High Interest
Gensler New York singles out Peter Wang for his work on ING Direct Café, a cheerful place for learning all about top-yield savings.
Monica Geran -- Interior Design, 11/1/2001 12:00:00 AM
This is a tale in three chapters: One, a brief summary of Gensler policies for finding and advancing incipient talent; two, a synopsis of an unusual client's atypical business, demanding off-beat design solutions; and three, the project report by a bright young Gensler designer who, though below vice-presidential rank, played a leading role in the pertinent job. The design firm's key participants interviewed are vice president/managing and project principal Robin Klehr Avia; vice president/design director John Bricker; and the alluded-to prodigy, senior associate/project designer Peter Wang. The client firm is ING Direct, a Dutch enterprise said to be one of the world's largest integrated financial service organizations paying, moreover, highest interest rates. Its New York command post, on 49th Street off Park Avenue, is the café/information center; its raison d'être is to promote the company's name and marketing program—concepts known, in today's lingo of gerunding, as "branding" and "visioning"—in a cheerful technology-steeped environment.
And then there is Peter Wang, who, after joining Gensler, came to the attention of Bricker and, one may assume, his colleagues. Having been hired, it was a given that Wang would show talent. But what made him special, his mentor reports, was his ability to communicate and listen, convey clearly his creative visions to his team, and to execute responsibilities inherent in leadership positions. To this one might add that his familiarity with the ING job's design minutiae is prodigious, and that his enthusiasm is irresistibly catching. All in all, the profile fits management's conviction that its fortune depends on its people, a credo backed by Gensler's recruiting task force; the unit is charged with gathering information based on interviews and résumés for monthly dissemination to the 20 offices in the U.S. Staff hunters in London, Amsterdam, Tokyo, and Hong Kong are on their own.
As for the client, headed by chairman/CEO Arkadi Kuhlmann, ING Direct does not, as do traditional banks, handle cash deposits and withdrawals; it does deal with loans, mortgages, federally insured CDs and the like, all handled exclusively via Internet and telephone. Asked for some explanatory words, Jim Kelly, vice president for sales, cuts through recondite financespeak. "The ING Direct café," he says, "is a physical manifestation of our virtual essence…[it stands for] value and convenience in a hospitable environment." He omits a vital point: financial companies of this type cannot open branch offices, which assures immense real-estate savings convertible into those high interest rates. The venue for the subject venture is a 3,600-sq.-ft. ground-level-with-mezzanine space in an atypical low building, incongruously shoehorned between high-rises.

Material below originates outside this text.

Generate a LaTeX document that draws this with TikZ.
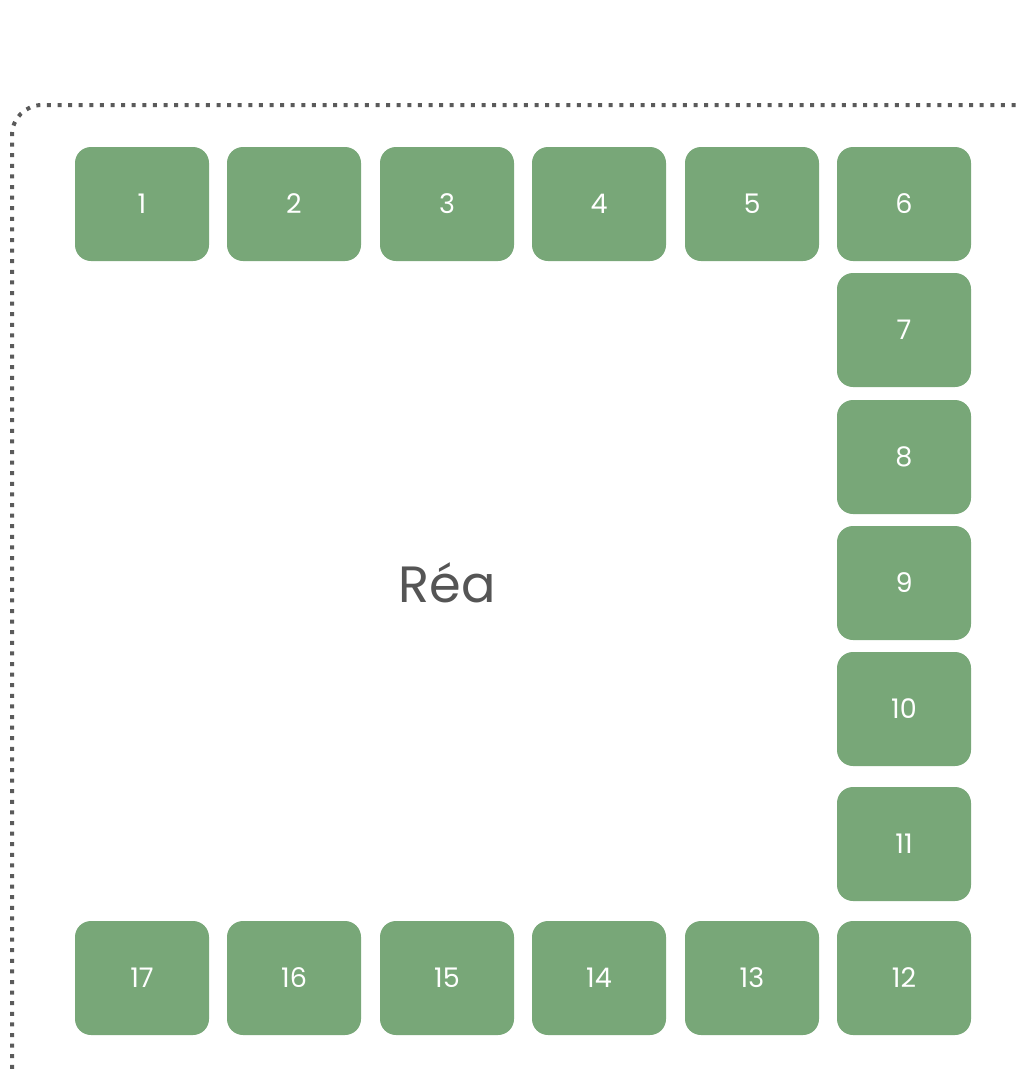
\documentclass[tikz,border=0pt]{standalone}
\usepackage{fontspec}
\setmainfont{Poppins}
\definecolor{seat}{HTML}{78A778}
\definecolor{rim}{HTML}{5A5A5A}
\definecolor{label}{HTML}{555555}
\begin{document}
\begin{tikzpicture}[x=1pt,y=-1pt,
  bed/.style={fill=seat,draw=none,rounded corners=16pt,minimum width=134pt,minimum height=114pt,
    inner sep=0pt,text=white,font=\fontsize{27}{27}\selectfont},
  wall/.style={draw=rim,line width=4pt,dash pattern=on 4pt off 6.6pt}]
\useasboundingbox (0,0) rectangle (1019,1071);
\clip (0,0) rectangle (1019,1071);
% dotted enclosure running off the right and bottom edges
\coordinate (wb) at (12,1090);
\coordinate (wr) at (1040,105);
\draw[wall] (wb) -- (12,135) arc[start angle=180,end angle=270,radius=30] -- (wr);
% top row
\node[bed] (b1) at (142,204) {1};
\node[bed] (b2) at (294,204) {2};
\node[bed] (b3) at (447,204) {3};
\node[bed] (b4) at (599,204) {4};
\node[bed] (b5) at (752,204) {5};
\node[bed] (b6) at (904,204) {6};
% right column
\node[bed] (b7) at (904,330) {7};
\node[bed] (b8) at (904,457) {8};
\node[bed] (b9) at (904,583) {9};
\node[bed] (b10) at (904,709) {10};
\node[bed] (b11) at (904,844) {11};
% bottom row
\node[bed] (b12) at (904,978) {12};
\node[bed] (b13) at (752,978) {13};
\node[bed] (b14) at (599,978) {14};
\node[bed] (b15) at (447,978) {15};
\node[bed] (b16) at (294,978) {16};
\node[bed] (b17) at (142,978) {17};
% ward name
\node[text=label,font=\fontsize{51}{51}\selectfont] (rea) at (447,583) {Réa};
\end{tikzpicture}
\end{document}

The design plan, developed during several client/designer meetings, called for a prototypical setting that acts as a "branding billboard" attracting potential and present customers to learn all about the savings program while sipping Pete's coffee and munching Cipriani pastries—the product/brand-name linkage proffered by Bricker. Here Wang picks up the tale. Several identity icons, he explains, were derived from the client firm's TV and print advertising. (Actually, the only obvious carryover is a large orange ball that, in the brick-and-mortar version, appears as a flat disk.) Also specified for the built surround were ample transparencies, lighthearted graphics, and, of course, varied devices to facilitate information exchanges. Communication sources include a centrally located two-level Internet kiosk with three computers per floor; attendant ING personnel; and telephones at a stainless-steel column near the mezzanine-connecting stairs. Orange, the signature color, makes its debut outside by a down-swooping canopy and full-scale framing; and inside, by circular, squared, and curving shapes. Perhaps most arresting on the double-height floor are bands of Pirelli rubber tiles. Predictably hued orange, they rise up walls, scoot across rounded corners onto the ceiling, and land on the mezzanine level opposite. More of the textured flooring material is cut and laid as rugs. Outstanding indeed is the coffee bar of plastic laminate and Corian with wood insert. Displayed bicycles, T-shirts, and other ING goods are for sale. But surely most arresting of all are the mock-serious laser-cut vinyl graphics, applied to fronts of translucent panels, advocating the virtues of saving. Stairs were inherited, but the handsome glass/stainless-steel railings are new.
Completing the team were project director Julia Simet, project manager Andrew Kamins, designers Gregory Okshteyn and Laurent Lismachio, graphics design project manager Jill Wittnebel, graphic designers Tracy Silverstein and her associate Beth Novitsky. The job took about a year.